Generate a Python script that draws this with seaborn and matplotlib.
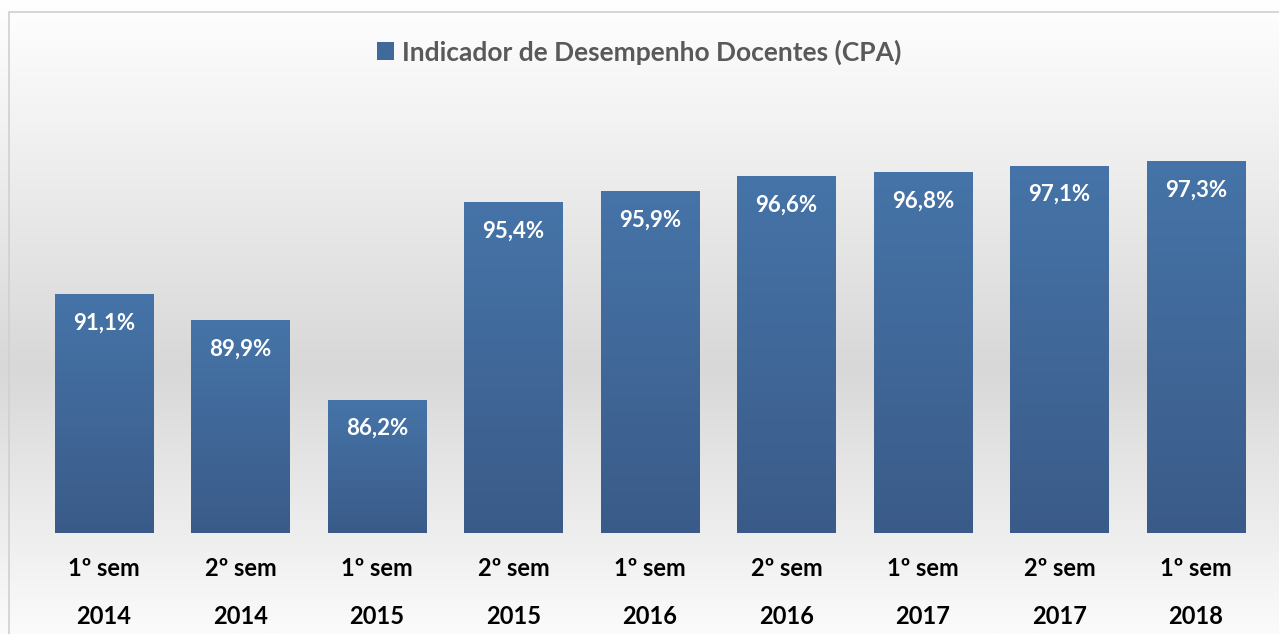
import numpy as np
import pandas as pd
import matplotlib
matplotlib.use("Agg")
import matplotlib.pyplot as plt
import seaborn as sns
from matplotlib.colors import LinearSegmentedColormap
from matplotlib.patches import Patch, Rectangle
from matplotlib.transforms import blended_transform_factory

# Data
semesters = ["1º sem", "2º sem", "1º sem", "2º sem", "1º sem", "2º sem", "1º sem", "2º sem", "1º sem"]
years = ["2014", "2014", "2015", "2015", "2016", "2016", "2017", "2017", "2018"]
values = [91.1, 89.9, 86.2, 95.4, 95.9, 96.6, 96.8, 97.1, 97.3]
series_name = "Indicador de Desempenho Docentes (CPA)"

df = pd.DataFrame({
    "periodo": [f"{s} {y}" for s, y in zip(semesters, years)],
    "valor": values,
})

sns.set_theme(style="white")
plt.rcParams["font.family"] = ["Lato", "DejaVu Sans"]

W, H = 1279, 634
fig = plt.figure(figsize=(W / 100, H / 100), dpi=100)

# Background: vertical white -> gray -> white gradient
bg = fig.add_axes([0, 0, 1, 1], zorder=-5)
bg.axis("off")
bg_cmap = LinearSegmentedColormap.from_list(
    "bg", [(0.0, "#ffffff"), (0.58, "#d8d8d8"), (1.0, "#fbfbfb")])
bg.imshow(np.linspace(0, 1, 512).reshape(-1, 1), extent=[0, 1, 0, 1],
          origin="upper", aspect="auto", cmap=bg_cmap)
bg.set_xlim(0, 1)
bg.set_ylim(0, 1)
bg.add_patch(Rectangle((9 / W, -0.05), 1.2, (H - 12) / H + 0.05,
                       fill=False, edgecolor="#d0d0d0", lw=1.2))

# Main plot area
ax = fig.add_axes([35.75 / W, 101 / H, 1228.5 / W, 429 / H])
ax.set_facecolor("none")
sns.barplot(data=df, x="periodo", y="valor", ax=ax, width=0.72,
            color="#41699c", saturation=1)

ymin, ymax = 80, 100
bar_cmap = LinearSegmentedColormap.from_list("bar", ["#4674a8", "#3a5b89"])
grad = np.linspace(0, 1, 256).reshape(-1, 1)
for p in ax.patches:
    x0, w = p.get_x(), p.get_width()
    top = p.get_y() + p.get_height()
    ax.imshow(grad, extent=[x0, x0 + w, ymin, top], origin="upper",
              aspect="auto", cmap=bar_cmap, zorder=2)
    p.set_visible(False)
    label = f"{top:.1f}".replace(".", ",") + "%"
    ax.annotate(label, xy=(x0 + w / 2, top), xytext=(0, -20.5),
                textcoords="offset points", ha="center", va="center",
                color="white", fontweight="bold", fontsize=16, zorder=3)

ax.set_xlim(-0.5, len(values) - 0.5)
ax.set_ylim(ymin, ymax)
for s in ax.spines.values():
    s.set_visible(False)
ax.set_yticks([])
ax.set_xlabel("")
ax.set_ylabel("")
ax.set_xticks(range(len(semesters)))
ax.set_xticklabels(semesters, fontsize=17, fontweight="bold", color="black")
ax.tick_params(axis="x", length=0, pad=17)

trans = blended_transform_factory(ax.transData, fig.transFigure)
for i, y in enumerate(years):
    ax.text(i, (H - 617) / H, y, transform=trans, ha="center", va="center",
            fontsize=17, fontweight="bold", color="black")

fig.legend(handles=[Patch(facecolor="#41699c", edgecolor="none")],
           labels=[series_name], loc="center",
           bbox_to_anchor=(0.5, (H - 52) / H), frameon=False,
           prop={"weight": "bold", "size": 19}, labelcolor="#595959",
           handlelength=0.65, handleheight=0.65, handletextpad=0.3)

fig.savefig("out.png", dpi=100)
_____
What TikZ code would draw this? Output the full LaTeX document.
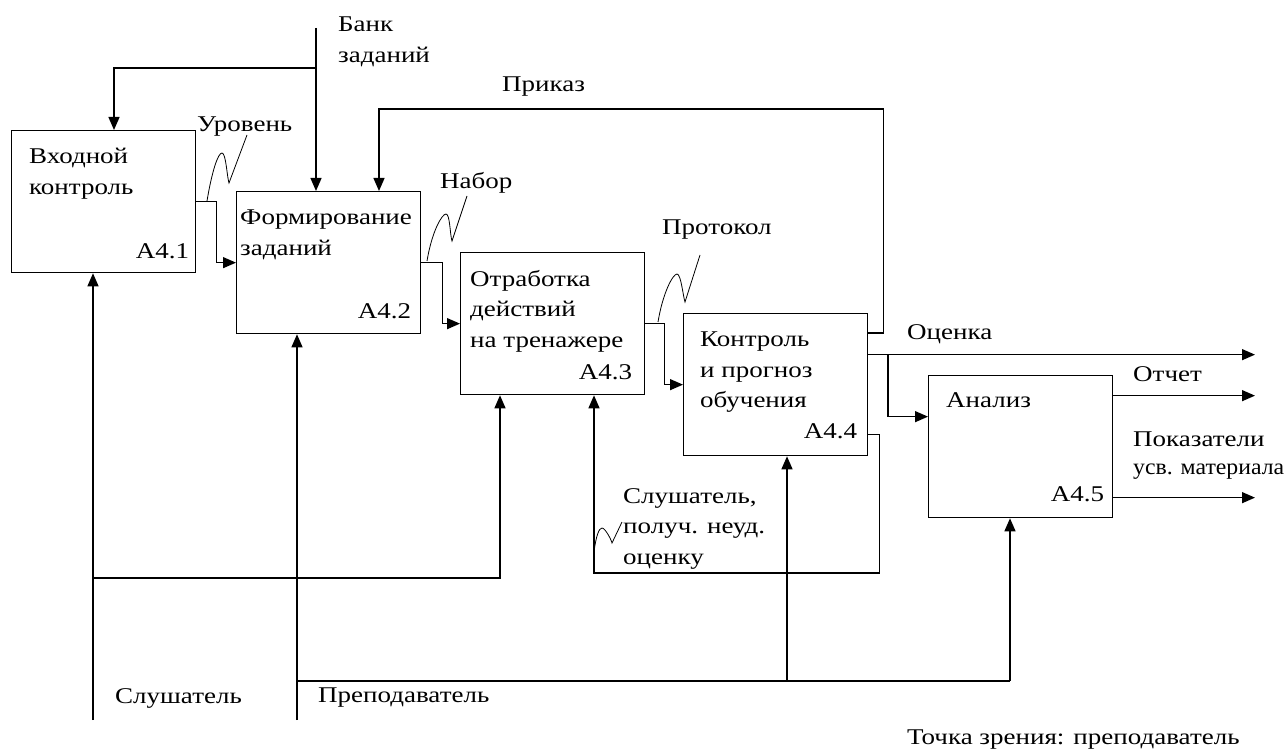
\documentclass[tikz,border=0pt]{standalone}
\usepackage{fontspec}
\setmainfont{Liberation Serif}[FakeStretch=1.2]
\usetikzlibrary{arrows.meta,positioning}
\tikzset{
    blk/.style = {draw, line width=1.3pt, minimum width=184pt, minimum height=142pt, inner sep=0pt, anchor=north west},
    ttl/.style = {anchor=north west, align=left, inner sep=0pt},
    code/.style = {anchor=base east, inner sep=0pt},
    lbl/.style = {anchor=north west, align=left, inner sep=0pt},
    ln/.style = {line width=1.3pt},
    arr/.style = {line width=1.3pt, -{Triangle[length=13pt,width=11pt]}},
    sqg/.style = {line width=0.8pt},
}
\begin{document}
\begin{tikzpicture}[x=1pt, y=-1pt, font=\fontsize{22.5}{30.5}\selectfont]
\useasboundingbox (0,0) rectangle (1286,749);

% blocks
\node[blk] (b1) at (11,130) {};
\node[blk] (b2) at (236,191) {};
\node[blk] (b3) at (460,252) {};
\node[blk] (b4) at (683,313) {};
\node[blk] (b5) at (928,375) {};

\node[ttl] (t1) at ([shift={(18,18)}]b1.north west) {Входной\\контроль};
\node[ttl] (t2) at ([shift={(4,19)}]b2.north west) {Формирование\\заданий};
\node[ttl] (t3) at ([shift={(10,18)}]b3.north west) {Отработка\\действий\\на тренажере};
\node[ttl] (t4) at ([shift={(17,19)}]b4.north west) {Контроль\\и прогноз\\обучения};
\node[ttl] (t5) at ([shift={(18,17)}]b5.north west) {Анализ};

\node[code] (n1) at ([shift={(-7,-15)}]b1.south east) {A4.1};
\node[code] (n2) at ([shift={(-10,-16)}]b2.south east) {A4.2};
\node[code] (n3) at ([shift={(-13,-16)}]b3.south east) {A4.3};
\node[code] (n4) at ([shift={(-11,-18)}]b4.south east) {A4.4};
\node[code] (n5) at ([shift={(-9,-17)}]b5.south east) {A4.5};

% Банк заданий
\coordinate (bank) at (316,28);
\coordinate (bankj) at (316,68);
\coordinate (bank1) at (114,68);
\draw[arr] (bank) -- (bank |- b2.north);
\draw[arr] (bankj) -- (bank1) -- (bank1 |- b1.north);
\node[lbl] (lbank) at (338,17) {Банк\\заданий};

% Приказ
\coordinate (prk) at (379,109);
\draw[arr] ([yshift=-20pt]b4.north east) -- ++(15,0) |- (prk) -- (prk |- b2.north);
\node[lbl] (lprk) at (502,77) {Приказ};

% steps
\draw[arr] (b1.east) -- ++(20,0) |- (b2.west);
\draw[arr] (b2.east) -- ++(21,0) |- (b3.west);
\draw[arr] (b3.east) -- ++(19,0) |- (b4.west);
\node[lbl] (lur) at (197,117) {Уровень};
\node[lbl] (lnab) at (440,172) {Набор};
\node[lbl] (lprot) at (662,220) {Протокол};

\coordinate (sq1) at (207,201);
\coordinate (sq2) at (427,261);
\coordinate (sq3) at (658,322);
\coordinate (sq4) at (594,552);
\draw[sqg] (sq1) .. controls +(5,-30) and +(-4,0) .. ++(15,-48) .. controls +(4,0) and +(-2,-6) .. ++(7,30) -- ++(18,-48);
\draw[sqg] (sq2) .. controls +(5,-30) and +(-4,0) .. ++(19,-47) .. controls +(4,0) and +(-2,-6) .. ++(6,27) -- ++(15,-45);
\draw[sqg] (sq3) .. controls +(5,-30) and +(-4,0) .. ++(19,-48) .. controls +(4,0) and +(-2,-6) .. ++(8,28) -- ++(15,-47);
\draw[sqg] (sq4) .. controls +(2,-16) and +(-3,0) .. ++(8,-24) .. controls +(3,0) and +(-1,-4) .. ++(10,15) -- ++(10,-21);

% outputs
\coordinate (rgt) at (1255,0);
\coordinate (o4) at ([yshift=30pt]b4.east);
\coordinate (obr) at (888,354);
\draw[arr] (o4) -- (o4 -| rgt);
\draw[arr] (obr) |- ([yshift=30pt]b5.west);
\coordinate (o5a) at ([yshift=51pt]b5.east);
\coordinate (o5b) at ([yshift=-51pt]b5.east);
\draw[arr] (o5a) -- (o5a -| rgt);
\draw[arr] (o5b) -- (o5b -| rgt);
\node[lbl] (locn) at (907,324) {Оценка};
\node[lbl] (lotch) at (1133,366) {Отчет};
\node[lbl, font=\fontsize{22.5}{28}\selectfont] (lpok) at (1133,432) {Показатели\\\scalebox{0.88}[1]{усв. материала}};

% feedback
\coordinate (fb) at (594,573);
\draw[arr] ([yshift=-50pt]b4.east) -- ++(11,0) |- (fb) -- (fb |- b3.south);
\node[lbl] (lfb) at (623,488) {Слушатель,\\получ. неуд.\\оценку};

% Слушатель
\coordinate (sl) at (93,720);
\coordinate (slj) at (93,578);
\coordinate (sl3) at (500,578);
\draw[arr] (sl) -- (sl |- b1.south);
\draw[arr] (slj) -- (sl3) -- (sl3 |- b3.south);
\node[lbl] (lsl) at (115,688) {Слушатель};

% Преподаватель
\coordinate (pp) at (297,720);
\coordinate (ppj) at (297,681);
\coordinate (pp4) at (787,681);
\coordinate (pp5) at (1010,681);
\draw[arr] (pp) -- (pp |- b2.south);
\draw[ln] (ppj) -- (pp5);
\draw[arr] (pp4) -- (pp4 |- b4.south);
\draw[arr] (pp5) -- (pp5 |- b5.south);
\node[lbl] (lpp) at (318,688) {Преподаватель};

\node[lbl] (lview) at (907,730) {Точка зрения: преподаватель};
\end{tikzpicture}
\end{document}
_____
▸ **AIM OF THE EXERCISE**: Leave out the pictures and give again exactly the lines from the one with "Generate a Python" through the one with "from matplotlib.transforms import", and no others.

▸ **TASK SOLUTION**:
Generate a Python script that draws this with seaborn and matplotlib.
import numpy as np
import pandas as pd
import matplotlib
matplotlib.use("Agg")
import matplotlib.pyplot as plt
import seaborn as sns
from matplotlib.colors import LinearSegmentedColormap
from matplotlib.patches import Patch, Rectangle
from matplotlib.transforms import blended_transform_factory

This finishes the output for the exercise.